Expansion of PLI Scheme: The Production-Linked Incentive (PLI) scheme, aimed at promoting domestic manufacturing across several sectors, including electronics, pharmaceuticals, and renewable energy, is expected to be expanded. This move could attract investments, driving M&A activity as companies look to scale up production capabilities and tap into new markets. Boost to Tech Infrastructure: Significant allocations for developing India’s tech infrastructure could catalyse M&A among telecom companies, infrastructure providers, and tech service firms, aiming to capitalise on the burgeoning demand for digital services. Renewable Energy Focus: With India’s goal to achieve 500 GW of non-fossil-based electricity generation capacity by 2030, the budget will likely earmark substantial funds for renewable energy, potentially driving consolidation and attracting investments in electric vehicles and allied industries.
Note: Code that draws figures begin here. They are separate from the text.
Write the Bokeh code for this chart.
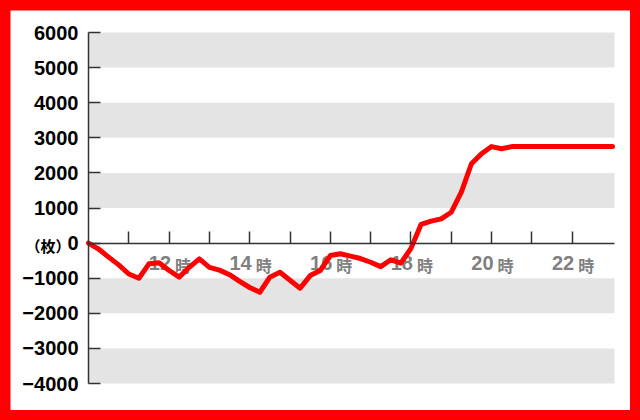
import numpy as np
from bokeh.plotting import figure
from bokeh.models import Range1d, LinearAxis, FixedTicker, BoxAnnotation, ColumnDataSource
from bokeh.core.properties import value
from bokeh.embed import file_html
from bokeh.resources import INLINE

# ---- data ----
times = np.arange(10, 23.001, 0.25)  # quarter-hour samples 10:00 .. 23:00
balance = [
    0, -170, -400, -620, -880, -1000, -590, -560,
    -780, -970, -690, -450, -690, -770, -900, -1090,
    -1265, -1400, -970, -830, -1060, -1285, -925, -780,
    -355, -305, -370, -440, -545, -670, -475, -570,
    -150, 530, 625, 690, 880, 1450, 2260, 2545,
    2750, 2690, 2750, 2750, 2750, 2750, 2750, 2750,
    2750, 2750, 2750, 2750, 2750,
]
y_ticks = [-4000, -3000, -2000, -1000, 0, 1000, 2000, 3000, 4000, 5000, 6000]
x_ticks = [11, 12, 13, 14, 15, 16, 17, 18, 19, 20, 21, 22]
x_label_hours = [12, 14, 16, 18, 20, 22]
hour_unit = "時"
y_unit = "（枚）"
bands = [(5000, 6000), (3000, 4000), (1000, 2000), (-2000, -1000), (-4000, -3000)]

X0, X1 = 10, 23.05      # plotted hour span
Y0, Y1 = -4000, 6000    # plotted value span
W, H = 620, 400
pad_l, pad_r, pad_t, pad_b = 78, 16, 22, 27
px_x = (W - pad_l - pad_r) / (X1 - X0)
px_y = (H - pad_t - pad_b) / (Y1 - Y0)

p = figure(width=W, height=H, output_backend="svg", toolbar_location=None,
           x_range=Range1d(X0 - pad_l / px_x, X1 + pad_r / px_x),
           y_range=Range1d(Y0 - pad_b / px_y, Y1 + pad_t / px_y),
           x_axis_location=None, y_axis_location=None,
           min_border=0, background_fill_color="white", border_fill_color="white",
           outline_line_color=None)
p.xgrid.visible = False
p.ygrid.visible = False

for lo, hi in bands:
    p.add_layout(BoxAnnotation(left=X0, right=X1, bottom=lo, top=hi, fill_color="#e4e4e4",
                               fill_alpha=1, line_color=None, level="underlay"))

yaxis = LinearAxis(fixed_location=X0, bounds=(Y0, Y1), ticker=FixedTicker(ticks=y_ticks),
                   major_tick_in=12, major_tick_out=0,
                   minor_tick_line_color=None, axis_line_color="#333333", axis_line_width=1.5,
                   major_tick_line_color="#333333", major_tick_line_width=1.5,
                   major_label_standoff=10, major_label_text_font="Liberation Sans",
                   major_label_text_font_style="bold", major_label_text_font_size="20px",
                   major_label_text_color="black")
p.add_layout(yaxis, "left")

xaxis = LinearAxis(fixed_location=0, bounds=(X0, X1), ticker=FixedTicker(ticks=x_ticks),
                   major_tick_in=12, major_tick_out=0, minor_tick_line_color=None,
                   axis_line_color="#333333", axis_line_width=1.5,
                   major_tick_line_color="#333333", major_tick_line_width=1.5,
                   major_label_overrides={t: "" for t in x_ticks}, major_label_text_font_size="1px",
                   major_label_standoff=0)
p.add_layout(xaxis, "below")

src = ColumnDataSource(dict(x=x_label_hours, y=[0] * len(x_label_hours),
                            num=[str(h) for h in x_label_hours],
                            unit=[hour_unit] * len(x_label_hours)))
p.text(x="x", y="y", text="num", source=src, text_font=value("Liberation Sans"),
       text_font_style="bold", text_font_size="20px", text_color="#808080",
       text_align="right", text_baseline="alphabetic", x_offset=2, y_offset=20)
p.text(x="x", y="y", text="unit", source=src, text_font=value("Noto Sans CJK JP"),
       text_font_style="bold", text_font_size="16px", text_color="#808080",
       text_align="left", text_baseline="alphabetic", x_offset=6, y_offset=22)

# unit marker left of the "0" tick label
p.text(x=[X0], y=[0], text=[y_unit], text_font=value("Noto Sans CJK JP"),
       text_font_style="bold", text_font_size="15px", text_color="black",
       text_align="right", text_baseline="middle", x_offset=-18, y_offset=2)

p.line(times, balance, line_color="#ff0000", line_width=5, line_join="round",
       line_cap="round")

html = file_html(p, INLINE)
html = html.replace("</head>", "<style>body{margin:10px;background:#ff0000;}</style></head>", 1)
open("out.html", "w").write(html)
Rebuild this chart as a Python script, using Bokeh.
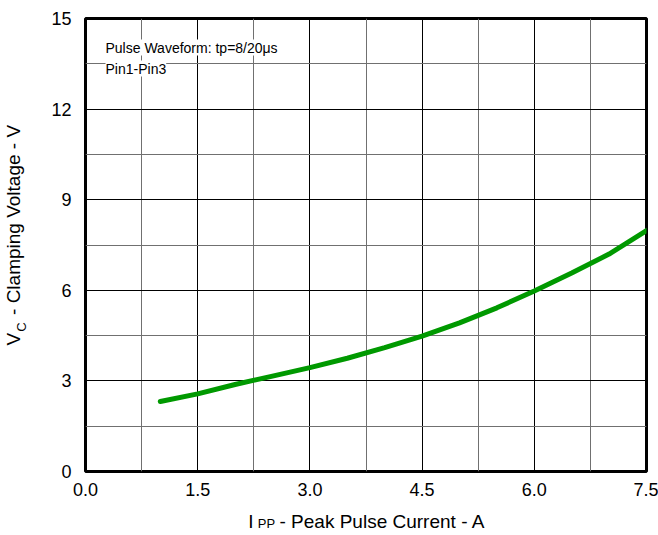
import numpy as np
from bokeh.plotting import figure
from bokeh.models import FixedTicker, Label, Range1d, LinearAxis
from bokeh.embed import file_html
from bokeh.resources import INLINE

# Data
ipp = [1.0, 1.5, 2.0, 2.5, 3.0, 3.5, 4.0, 4.5, 5.0, 5.5, 6.0, 6.5, 7.0, 7.5]
vc = [2.32, 2.57, 2.88, 3.16, 3.44, 3.75, 4.10, 4.48, 4.92, 5.42, 5.98, 6.57, 7.20, 7.98]

x_ticks = [0.0, 1.5, 3.0, 4.5, 6.0, 7.5]
x_tick_labels = ["0.0", "1.5", "3.0", "4.5", "6.0", "7.5"]
y_ticks = [0, 3, 6, 9, 12, 15]
y_tick_labels = ["0", "3", "6", "9", "12", "15"]
x_minor = [0.75, 2.25, 3.75, 5.25, 6.75]
y_minor = [1.5, 4.5, 7.5, 10.5, 13.5]

FONT = "Liberation Sans"
W, H = 658, 535
FL, FR, FT, FB = 84, 12, 18, 64

p = figure(width=W, height=H, output_backend="svg", toolbar_location=None,
           x_range=Range1d(0, 7.5), y_range=Range1d(0, 15),
           min_border_left=FL, min_border_right=FR, min_border_top=FT,
           min_border_bottom=FB)

p.outline_line_color = "black"
p.outline_line_width = 3
p.background_fill_color = "white"

p.xaxis.ticker = FixedTicker(ticks=x_ticks, minor_ticks=x_minor)
p.yaxis.ticker = FixedTicker(ticks=y_ticks, minor_ticks=y_minor)
p.xaxis.major_label_overrides = {t: s for t, s in zip(x_ticks, x_tick_labels)}
p.yaxis.major_label_overrides = {t: s for t, s in zip(y_ticks, y_tick_labels)}


def style_axis(ax, size, standoff):
    ax.axis_line_color = None
    ax.major_tick_line_color = None
    ax.minor_tick_line_color = None
    ax.major_tick_out = 0
    ax.minor_tick_out = 0
    ax.major_tick_in = 0
    ax.minor_tick_in = 0
    ax.major_label_text_font = FONT
    ax.major_label_text_font_size = size
    ax.major_label_text_color = "black"
    ax.major_label_standoff = standoff


style_axis(p.xaxis[0], "18px", 11)
style_axis(p.yaxis[0], "18px", 14)

for g in (p.xgrid, p.ygrid):
    g.grid_line_color = "black"
    g.grid_line_width = 1
    g.minor_grid_line_color = "#707070"
    g.minor_grid_line_width = 1

p.line(ipp, vc, line_color="#009900", line_width=5, line_cap="round")

# annotation inside the plot
def sx(px):
    return px - FL
def sy(py):
    return (H - FB) - py

for txt, base in [("Pulse Waveform: tp=8/20\u03bcs", 47), ("Pin1-Pin3", 68)]:
    p.add_layout(Label(x=sx(104), y=sy(base), x_units="screen", y_units="screen",
                       text=txt, text_font=FONT, text_font_size="14px",
                       text_color="black", text_baseline="alphabetic",
                       text_align="left", background_fill_color="white"))

# axis titles with subscripts, drawn as labels of extra axes
# x title: "I" + sub "PP" + "- Peak Pulse Current - A"
x_sub_pos = {2.42: "PP"}
x_main_pos = {2.21: "I", 3.97: "- Peak Pulse Current - A"}
ax_sub = LinearAxis(ticker=FixedTicker(ticks=list(x_sub_pos), minor_ticks=[]),
                    major_label_overrides=x_sub_pos)
style_axis(ax_sub, "13px", 17)
p.add_layout(ax_sub, "below")
ax_main = LinearAxis(ticker=FixedTicker(ticks=list(x_main_pos), minor_ticks=[]),
                     major_label_overrides=x_main_pos)
style_axis(ax_main, "19px", -23)
p.add_layout(ax_main, "below")

# y title: "V" + sub "C" + "- Clamping Voltage - V"
y_sub_pos = {4.78: "C"}
y_main_pos = {4.38: "V", 8.33: "- Clamping Voltage - V"}
ay_sub = LinearAxis(ticker=FixedTicker(ticks=list(y_sub_pos), minor_ticks=[]),
                    major_label_overrides=y_sub_pos,
                    major_label_orientation="vertical")
style_axis(ay_sub, "13px", 19)
p.add_layout(ay_sub, "left")
ay_main = LinearAxis(ticker=FixedTicker(ticks=list(y_main_pos), minor_ticks=[]),
                     major_label_overrides=y_main_pos,
                     major_label_orientation="vertical")
style_axis(ay_main, "19px", -13)
p.add_layout(ay_main, "left")

open("out.html", "w").write(file_html(p, INLINE))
Defence Sector Modernization: The expected increase in capital allocations for the defence sector’s modernisation and initiatives to deregulate and streamline investment inflows could lead to a spurt in M&A activities within aerospace and defence manufacturing.
Looking Ahead, Navigating the M&A landscape: The specific provisions of Budget 2024, intertwined with global economic conditions, are set to dictate the pace and direction of M&A deals in India. As the nation gears for strategic growth and recalibration, the M&A sector is expected to witness a rebound driven by policy initiatives and a conducive business environment. The budget’s focus areas – infrastructure, privatisation, manufacturing incentives, and technology – each herald a promising avenue for M&A activity, signalling a dynamic transformation and opportunity period in India’s business landscape. As India navigates through the complexities of a global economic recovery and internal policy shifts, the M&A story 2024 is likely to be one of resilience, strategic foresight, and renewed vigor, underpinned by the foundational policies laid out in the Union Budget.
Ritesh Dudeja is a Partner of Acclime India, and Sidharrth Shankar is a Partner at JSA, Advocates & Solicitors. Views expressed are personal.